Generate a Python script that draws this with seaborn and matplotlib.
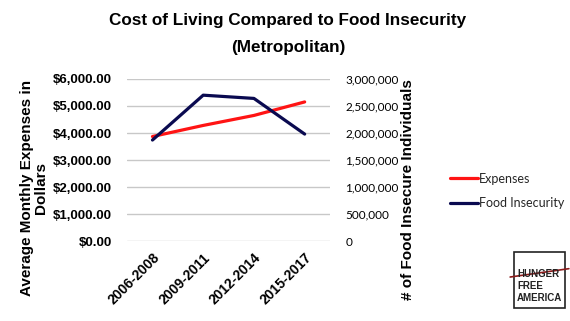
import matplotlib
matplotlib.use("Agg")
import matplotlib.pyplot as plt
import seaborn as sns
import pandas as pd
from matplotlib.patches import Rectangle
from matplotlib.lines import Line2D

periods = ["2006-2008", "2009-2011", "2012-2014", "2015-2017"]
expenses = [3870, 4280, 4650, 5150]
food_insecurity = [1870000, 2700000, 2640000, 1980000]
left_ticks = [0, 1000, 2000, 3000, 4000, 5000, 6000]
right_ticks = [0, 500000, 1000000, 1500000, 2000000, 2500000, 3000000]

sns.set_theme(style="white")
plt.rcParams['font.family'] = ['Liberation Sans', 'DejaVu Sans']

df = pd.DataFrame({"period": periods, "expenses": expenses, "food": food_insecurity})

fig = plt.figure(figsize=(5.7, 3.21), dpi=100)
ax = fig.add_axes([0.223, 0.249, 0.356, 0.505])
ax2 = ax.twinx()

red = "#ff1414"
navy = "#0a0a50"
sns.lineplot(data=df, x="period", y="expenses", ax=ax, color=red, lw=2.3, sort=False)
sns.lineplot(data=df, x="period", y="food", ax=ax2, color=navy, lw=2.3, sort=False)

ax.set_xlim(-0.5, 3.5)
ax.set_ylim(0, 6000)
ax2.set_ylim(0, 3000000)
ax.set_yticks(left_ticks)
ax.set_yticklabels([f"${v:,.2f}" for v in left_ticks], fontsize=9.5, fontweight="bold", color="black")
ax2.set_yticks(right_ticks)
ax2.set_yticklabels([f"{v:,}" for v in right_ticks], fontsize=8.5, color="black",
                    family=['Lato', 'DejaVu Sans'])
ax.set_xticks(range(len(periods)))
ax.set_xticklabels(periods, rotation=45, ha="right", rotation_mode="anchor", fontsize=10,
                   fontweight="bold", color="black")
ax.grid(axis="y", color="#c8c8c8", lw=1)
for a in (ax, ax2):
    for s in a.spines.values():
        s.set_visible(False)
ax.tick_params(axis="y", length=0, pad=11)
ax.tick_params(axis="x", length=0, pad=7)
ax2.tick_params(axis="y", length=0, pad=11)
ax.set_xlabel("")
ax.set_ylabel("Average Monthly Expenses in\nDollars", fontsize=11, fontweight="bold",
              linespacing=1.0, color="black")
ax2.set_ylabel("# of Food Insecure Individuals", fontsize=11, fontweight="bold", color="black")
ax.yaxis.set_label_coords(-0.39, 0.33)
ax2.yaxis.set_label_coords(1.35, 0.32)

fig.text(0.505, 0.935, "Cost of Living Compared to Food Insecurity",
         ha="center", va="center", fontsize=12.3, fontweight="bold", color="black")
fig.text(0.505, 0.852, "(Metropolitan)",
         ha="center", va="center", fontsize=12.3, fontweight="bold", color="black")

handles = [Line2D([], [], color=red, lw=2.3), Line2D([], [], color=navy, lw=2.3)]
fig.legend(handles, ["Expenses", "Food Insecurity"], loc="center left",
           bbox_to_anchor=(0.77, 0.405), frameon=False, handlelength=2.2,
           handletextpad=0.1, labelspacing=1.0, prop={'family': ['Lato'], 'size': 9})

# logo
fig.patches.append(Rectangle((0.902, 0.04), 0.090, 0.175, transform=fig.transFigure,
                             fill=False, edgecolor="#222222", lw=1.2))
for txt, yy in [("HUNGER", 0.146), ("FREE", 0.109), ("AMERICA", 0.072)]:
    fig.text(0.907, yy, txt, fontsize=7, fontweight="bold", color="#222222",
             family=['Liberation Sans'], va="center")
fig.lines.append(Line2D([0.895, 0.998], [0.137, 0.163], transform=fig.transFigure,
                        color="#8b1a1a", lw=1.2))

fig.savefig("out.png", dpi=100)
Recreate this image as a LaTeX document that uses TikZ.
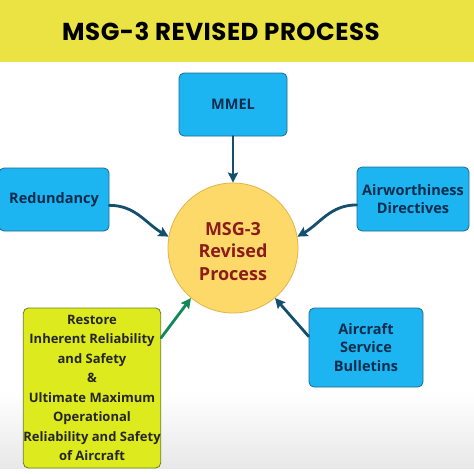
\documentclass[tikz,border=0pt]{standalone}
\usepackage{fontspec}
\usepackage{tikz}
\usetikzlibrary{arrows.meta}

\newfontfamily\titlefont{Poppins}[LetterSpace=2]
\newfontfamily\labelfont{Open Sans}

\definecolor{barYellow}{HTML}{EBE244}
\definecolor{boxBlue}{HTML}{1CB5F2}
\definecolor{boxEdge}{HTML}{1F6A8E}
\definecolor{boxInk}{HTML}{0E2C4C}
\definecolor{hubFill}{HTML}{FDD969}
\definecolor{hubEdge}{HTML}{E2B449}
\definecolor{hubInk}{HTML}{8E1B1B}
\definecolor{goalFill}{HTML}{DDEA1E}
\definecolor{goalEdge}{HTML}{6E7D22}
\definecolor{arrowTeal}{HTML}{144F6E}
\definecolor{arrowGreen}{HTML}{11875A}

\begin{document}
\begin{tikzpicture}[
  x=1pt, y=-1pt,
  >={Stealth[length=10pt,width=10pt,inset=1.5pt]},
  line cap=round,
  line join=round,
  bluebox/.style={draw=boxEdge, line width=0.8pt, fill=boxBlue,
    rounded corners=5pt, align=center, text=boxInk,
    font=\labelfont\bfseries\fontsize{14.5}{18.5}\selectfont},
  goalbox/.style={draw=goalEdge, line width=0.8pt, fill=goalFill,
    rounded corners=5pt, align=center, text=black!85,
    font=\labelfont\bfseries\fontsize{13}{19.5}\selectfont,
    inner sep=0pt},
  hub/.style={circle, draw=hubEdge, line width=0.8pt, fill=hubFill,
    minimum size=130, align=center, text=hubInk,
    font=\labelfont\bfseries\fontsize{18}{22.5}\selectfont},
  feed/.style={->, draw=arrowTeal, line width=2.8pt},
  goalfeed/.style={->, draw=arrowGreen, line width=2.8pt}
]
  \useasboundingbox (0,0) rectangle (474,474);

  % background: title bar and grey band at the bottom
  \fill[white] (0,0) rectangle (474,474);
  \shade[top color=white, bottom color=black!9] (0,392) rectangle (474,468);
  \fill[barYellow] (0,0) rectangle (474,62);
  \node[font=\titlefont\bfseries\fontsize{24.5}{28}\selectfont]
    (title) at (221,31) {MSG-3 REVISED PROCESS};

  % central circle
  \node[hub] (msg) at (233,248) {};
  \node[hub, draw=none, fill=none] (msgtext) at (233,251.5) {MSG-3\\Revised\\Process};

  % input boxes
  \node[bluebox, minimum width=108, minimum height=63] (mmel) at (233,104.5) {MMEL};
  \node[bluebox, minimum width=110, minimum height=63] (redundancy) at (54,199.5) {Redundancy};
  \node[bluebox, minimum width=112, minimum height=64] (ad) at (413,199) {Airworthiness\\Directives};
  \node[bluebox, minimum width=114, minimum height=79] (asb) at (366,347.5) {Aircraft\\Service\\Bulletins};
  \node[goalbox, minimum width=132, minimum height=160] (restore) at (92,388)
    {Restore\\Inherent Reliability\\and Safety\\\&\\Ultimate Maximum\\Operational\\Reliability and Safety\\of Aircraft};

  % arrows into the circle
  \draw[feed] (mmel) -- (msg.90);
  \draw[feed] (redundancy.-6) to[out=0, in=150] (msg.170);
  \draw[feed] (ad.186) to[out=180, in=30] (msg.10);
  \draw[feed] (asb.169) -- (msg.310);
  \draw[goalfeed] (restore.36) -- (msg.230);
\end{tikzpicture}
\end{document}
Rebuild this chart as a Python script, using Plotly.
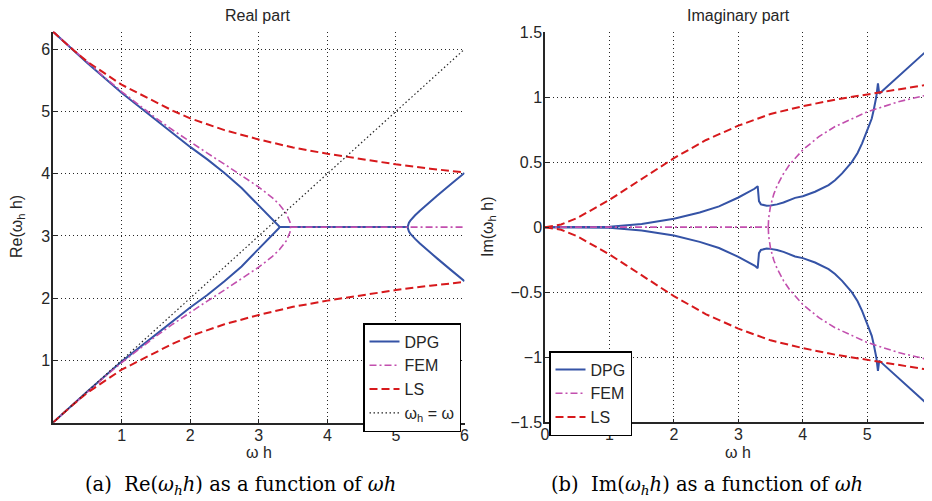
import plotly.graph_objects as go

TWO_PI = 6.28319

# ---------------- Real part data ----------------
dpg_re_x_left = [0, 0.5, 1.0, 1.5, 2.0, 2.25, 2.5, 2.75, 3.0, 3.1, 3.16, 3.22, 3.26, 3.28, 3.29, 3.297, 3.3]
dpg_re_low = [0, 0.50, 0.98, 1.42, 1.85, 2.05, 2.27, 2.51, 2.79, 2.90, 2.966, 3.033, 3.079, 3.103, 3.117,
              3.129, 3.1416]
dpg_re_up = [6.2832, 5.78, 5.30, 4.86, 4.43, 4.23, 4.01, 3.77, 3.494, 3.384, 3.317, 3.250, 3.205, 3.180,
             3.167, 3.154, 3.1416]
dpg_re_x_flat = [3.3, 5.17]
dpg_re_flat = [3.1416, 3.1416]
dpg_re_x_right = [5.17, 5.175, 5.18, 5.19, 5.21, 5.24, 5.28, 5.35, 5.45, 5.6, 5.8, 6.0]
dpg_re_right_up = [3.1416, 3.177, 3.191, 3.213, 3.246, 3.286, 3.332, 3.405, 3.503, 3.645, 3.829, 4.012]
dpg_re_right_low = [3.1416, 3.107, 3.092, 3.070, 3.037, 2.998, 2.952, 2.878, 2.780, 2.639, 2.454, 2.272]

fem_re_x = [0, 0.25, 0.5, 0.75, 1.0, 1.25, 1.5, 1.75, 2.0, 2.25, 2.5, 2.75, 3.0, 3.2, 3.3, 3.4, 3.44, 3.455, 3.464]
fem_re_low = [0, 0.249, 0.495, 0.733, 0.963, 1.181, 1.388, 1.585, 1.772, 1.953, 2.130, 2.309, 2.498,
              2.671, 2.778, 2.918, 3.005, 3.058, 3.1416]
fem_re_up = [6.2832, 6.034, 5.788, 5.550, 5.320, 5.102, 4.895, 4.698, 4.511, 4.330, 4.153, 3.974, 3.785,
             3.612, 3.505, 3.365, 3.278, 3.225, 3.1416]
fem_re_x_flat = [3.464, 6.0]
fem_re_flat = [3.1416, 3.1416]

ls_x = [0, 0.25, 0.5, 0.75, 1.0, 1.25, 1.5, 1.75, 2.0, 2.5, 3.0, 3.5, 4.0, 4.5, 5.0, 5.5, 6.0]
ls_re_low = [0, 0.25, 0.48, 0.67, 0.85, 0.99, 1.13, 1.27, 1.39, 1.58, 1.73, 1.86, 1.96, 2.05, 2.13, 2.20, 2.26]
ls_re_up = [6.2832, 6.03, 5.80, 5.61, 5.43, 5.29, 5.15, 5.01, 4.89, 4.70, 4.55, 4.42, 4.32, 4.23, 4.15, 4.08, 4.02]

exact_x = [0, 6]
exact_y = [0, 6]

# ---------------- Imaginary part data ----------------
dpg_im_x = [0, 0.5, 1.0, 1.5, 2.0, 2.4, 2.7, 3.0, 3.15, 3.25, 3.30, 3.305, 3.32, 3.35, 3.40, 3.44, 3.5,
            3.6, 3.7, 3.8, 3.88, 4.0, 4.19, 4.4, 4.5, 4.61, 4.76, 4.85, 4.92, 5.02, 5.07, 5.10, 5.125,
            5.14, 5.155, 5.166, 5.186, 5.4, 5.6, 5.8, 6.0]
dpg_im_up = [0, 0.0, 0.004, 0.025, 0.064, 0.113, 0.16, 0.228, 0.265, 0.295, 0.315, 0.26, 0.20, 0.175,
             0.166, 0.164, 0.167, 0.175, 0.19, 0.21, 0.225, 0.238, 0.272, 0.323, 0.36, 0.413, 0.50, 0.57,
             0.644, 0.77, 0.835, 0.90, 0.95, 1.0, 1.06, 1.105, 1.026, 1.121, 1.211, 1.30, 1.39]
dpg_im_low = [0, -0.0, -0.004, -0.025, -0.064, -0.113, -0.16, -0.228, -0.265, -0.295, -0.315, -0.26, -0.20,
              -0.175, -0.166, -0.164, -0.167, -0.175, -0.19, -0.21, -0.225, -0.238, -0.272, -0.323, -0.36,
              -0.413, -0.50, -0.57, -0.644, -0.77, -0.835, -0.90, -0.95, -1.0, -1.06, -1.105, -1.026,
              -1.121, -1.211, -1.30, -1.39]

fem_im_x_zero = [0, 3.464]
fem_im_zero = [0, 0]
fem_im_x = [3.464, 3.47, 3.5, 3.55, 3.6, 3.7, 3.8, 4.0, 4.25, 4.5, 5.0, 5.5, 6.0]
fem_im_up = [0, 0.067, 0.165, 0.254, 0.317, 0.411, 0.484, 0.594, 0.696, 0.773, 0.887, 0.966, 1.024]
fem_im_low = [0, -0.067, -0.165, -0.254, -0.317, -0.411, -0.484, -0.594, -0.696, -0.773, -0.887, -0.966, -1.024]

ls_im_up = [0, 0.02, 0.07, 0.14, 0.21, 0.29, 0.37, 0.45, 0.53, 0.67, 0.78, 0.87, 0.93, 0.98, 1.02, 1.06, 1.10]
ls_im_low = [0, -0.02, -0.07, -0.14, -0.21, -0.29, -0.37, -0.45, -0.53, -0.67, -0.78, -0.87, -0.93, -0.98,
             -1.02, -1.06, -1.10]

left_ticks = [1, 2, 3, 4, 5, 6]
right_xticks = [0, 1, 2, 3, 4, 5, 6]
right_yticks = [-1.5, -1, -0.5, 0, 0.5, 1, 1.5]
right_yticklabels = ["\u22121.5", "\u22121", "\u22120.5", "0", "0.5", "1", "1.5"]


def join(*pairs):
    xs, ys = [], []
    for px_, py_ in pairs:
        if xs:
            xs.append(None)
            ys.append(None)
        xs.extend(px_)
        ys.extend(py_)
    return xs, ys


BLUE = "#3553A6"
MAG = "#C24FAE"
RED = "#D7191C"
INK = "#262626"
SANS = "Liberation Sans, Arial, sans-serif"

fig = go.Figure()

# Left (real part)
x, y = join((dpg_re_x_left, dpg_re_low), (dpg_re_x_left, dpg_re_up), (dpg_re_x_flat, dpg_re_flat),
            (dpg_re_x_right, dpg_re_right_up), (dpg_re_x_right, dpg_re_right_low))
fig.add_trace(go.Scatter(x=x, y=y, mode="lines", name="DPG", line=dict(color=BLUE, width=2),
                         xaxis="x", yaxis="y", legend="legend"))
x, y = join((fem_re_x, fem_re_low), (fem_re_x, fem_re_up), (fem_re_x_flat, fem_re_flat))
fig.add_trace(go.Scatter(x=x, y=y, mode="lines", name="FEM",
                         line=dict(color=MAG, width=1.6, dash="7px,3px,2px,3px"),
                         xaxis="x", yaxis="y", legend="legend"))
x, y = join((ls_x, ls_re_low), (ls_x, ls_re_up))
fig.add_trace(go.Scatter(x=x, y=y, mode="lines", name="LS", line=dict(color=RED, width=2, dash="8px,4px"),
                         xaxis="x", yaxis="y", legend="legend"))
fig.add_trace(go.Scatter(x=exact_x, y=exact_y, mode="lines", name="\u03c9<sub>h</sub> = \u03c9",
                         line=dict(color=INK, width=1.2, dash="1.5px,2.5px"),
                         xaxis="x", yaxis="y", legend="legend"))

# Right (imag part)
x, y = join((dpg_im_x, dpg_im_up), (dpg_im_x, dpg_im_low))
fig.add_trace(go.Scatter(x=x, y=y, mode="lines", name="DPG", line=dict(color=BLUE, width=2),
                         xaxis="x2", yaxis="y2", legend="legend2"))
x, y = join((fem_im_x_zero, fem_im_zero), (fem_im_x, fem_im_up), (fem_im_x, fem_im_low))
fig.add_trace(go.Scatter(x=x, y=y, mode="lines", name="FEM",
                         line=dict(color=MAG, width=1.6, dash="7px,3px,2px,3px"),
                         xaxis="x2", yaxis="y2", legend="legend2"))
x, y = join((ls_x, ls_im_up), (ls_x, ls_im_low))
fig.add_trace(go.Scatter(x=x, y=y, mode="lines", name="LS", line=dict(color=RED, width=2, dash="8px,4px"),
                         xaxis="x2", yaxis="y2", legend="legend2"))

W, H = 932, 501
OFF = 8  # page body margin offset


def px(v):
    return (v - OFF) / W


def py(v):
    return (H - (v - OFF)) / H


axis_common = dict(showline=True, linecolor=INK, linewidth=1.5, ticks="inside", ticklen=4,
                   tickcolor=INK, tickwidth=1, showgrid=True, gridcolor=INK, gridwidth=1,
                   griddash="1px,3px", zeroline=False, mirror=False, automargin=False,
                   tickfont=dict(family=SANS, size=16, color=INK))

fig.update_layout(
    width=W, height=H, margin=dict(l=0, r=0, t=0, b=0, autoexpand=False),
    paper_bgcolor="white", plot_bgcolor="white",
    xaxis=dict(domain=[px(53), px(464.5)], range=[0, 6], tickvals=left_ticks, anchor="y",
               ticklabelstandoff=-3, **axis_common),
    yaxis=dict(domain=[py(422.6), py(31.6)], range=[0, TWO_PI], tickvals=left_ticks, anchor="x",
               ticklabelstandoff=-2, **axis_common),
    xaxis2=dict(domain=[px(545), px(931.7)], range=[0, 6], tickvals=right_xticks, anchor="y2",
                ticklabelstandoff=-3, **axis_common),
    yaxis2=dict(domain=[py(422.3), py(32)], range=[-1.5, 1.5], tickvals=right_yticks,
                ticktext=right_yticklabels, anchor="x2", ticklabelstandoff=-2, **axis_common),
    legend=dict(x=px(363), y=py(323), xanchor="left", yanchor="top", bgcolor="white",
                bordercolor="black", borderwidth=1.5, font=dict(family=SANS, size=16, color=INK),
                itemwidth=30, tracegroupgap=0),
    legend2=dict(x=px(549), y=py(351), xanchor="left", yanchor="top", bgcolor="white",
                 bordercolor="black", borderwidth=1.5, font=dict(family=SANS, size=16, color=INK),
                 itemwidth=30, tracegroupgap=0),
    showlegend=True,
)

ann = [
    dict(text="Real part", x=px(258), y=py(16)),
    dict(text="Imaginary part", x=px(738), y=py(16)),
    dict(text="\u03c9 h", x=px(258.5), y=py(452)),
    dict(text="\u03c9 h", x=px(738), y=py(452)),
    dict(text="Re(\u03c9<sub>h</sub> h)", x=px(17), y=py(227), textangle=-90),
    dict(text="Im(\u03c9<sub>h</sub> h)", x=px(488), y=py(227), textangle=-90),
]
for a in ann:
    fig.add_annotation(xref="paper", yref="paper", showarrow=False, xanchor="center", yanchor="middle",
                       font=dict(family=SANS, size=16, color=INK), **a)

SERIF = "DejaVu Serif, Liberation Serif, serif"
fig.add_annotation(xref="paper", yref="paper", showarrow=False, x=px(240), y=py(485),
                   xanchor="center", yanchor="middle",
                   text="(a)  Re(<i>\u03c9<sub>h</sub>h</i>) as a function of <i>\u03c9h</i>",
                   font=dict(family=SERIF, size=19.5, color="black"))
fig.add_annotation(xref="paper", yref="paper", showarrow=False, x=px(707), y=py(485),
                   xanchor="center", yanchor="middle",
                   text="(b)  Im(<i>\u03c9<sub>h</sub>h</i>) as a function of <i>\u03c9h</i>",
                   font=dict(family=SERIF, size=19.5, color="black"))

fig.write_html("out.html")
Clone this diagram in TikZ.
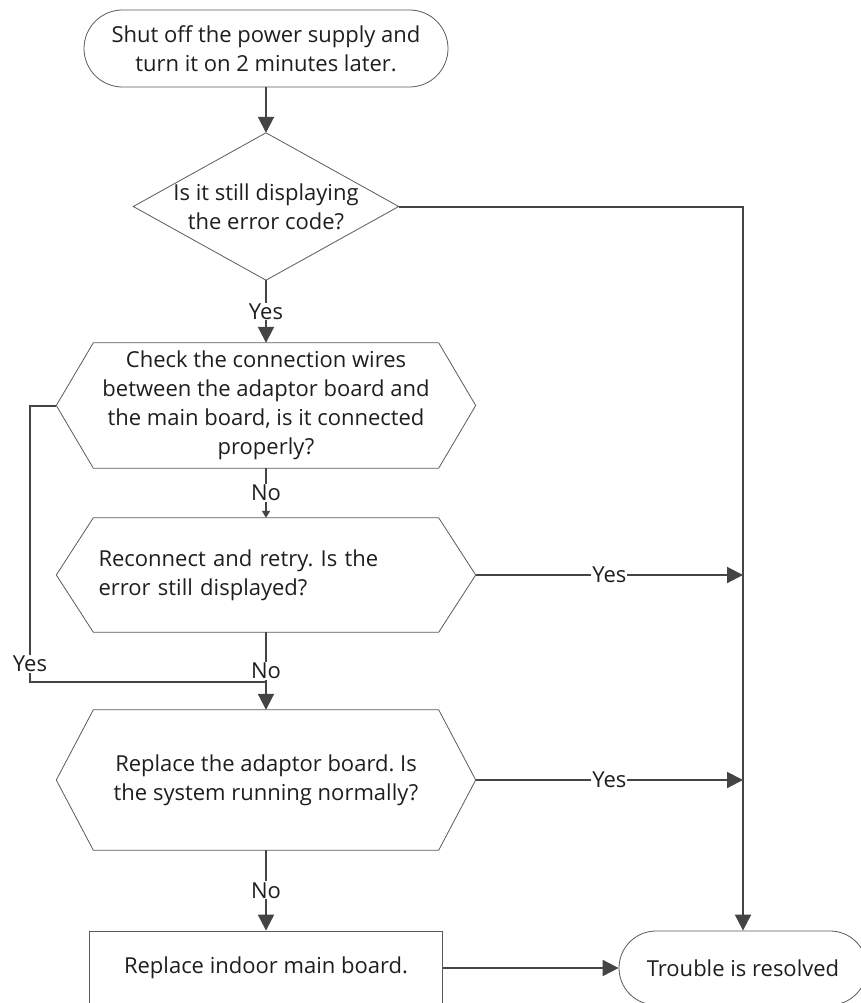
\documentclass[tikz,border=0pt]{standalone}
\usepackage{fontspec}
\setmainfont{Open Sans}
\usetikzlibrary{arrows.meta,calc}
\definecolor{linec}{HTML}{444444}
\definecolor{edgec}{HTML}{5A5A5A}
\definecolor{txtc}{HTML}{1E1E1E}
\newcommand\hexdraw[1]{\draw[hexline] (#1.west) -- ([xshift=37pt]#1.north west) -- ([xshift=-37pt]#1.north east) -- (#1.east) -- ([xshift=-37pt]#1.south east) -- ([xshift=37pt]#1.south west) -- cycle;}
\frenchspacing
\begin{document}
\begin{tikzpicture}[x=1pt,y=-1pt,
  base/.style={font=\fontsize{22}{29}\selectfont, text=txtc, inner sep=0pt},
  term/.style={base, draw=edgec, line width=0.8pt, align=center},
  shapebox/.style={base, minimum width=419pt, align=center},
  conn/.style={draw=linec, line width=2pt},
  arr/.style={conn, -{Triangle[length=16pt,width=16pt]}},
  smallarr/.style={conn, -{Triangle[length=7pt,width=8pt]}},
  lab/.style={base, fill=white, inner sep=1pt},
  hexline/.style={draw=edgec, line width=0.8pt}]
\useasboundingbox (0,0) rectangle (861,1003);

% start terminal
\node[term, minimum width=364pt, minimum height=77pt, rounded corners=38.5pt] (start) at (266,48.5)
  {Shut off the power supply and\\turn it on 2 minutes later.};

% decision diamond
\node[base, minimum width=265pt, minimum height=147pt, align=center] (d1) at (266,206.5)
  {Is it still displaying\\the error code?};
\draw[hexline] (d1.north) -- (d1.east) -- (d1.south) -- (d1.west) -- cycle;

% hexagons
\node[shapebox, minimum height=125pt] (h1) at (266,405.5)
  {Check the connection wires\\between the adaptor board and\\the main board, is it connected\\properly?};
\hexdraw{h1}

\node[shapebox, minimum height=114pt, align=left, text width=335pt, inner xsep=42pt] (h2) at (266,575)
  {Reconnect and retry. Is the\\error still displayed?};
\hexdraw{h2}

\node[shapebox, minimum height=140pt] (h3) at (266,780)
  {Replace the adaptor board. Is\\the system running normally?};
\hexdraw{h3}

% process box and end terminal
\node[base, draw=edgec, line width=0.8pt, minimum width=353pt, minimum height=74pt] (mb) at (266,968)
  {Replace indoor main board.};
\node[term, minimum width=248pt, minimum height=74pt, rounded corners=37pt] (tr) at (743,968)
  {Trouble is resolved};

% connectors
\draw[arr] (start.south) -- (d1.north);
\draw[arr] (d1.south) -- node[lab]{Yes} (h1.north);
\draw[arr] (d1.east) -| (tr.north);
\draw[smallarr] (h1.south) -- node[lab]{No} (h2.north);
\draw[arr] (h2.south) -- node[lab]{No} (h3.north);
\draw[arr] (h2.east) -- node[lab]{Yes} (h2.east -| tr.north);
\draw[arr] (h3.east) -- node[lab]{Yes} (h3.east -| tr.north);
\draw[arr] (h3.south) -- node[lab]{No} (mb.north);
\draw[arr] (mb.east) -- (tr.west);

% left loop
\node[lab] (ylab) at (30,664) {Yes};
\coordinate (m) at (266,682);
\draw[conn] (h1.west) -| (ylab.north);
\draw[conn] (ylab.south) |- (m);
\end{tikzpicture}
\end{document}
#####
WHAT YOU NEED TO DO
Write out again exactly the lines from the start of the data above through the line containing "color=navy, lw=2.3, sort=False)", inclusive, excluding any pictures.

WRITTEN RESPONSE
Generate a Python script that draws this with seaborn and matplotlib.
import matplotlib
matplotlib.use("Agg")
import matplotlib.pyplot as plt
import seaborn as sns
import pandas as pd
from matplotlib.patches import Rectangle
from matplotlib.lines import Line2D

periods = ["2006-2008", "2009-2011", "2012-2014", "2015-2017"]
expenses = [3870, 4280, 4650, 5150]
food_insecurity = [1870000, 2700000, 2640000, 1980000]
left_ticks = [0, 1000, 2000, 3000, 4000, 5000, 6000]
right_ticks = [0, 500000, 1000000, 1500000, 2000000, 2500000, 3000000]

sns.set_theme(style="white")
plt.rcParams['font.family'] = ['Liberation Sans', 'DejaVu Sans']

df = pd.DataFrame({"period": periods, "expenses": expenses, "food": food_insecurity})

fig = plt.figure(figsize=(5.7, 3.21), dpi=100)
ax = fig.add_axes([0.223, 0.249, 0.356, 0.505])
ax2 = ax.twinx()

red = "#ff1414"
navy = "#0a0a50"
sns.lineplot(data=df, x="period", y="expenses", ax=ax, color=red, lw=2.3, sort=False)
sns.lineplot(data=df, x="period", y="food", ax=ax2, color=navy, lw=2.3, sort=False)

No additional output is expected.